If you plan to build a time-series data platform using TDengine, you must conduct detailed planning of computing resources, storage resources, and network resources in advance to ensure that they meet the needs of your business scenario. Typically, TDengine runs multiple processes, including taosd, taosadapter, taoskeeper, taos-explorer, and taosx.

Among these processes, the resource consumption of taoskeeper, taos-explorer, taosadapter, and taosx is relatively low and usually does not require special attention. Additionally, these processes have low storage space requirements, with their CPU and memory resource usage generally being one-tenth to a few tenths of that of the taosd process (except in special scenarios, such as data synchronization and historical data migration, where the technical support team of Taos Data will provide one-on-one service).

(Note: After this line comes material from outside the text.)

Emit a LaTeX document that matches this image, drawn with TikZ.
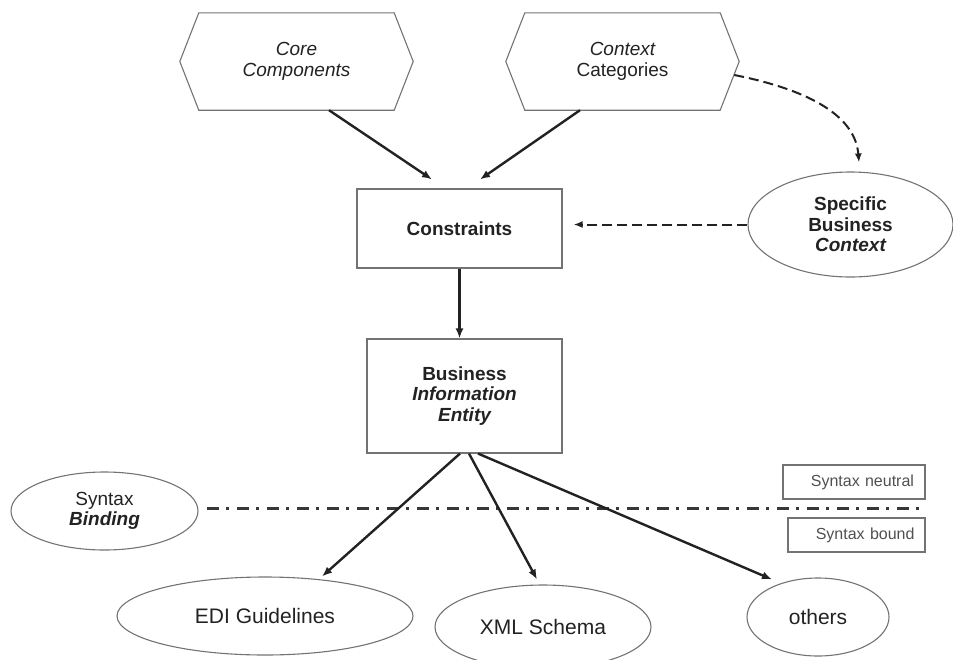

System administrators should regularly monitor the resource consumption of these processes and take appropriate actions in a timely manner.

In this section, we will focus on the resource planning of the core process of the TDengine database engine—taosd. Reasonable resource planning will ensure the efficient operation of the taosd process, thereby improving the performance and stability of the entire time-series data platform.

Server Memory Requirements

Each database can create a fixed number of vgroups, with a default of two. When creating a database, the number of vgroups can be specified through the vgroups<num> parameter, while the number of replicas is determined by the replica<num> parameter. Since each replica in a vgroup corresponds to a vnode, the memory occupied by the database is determined by the parameters vgroups, replica, buffer, pages, pagesize, and cachesize.

To help users better understand and configure these parameters, the official TDengine documentation on database management provides detailed explanations. Based on these parameters, the memory size required for a database can be estimated, and the specific calculation method is as follows (the specific values should be adjusted based on actual conditions):

vgroups × replica × (buffer + pages × pagesize + cachesize)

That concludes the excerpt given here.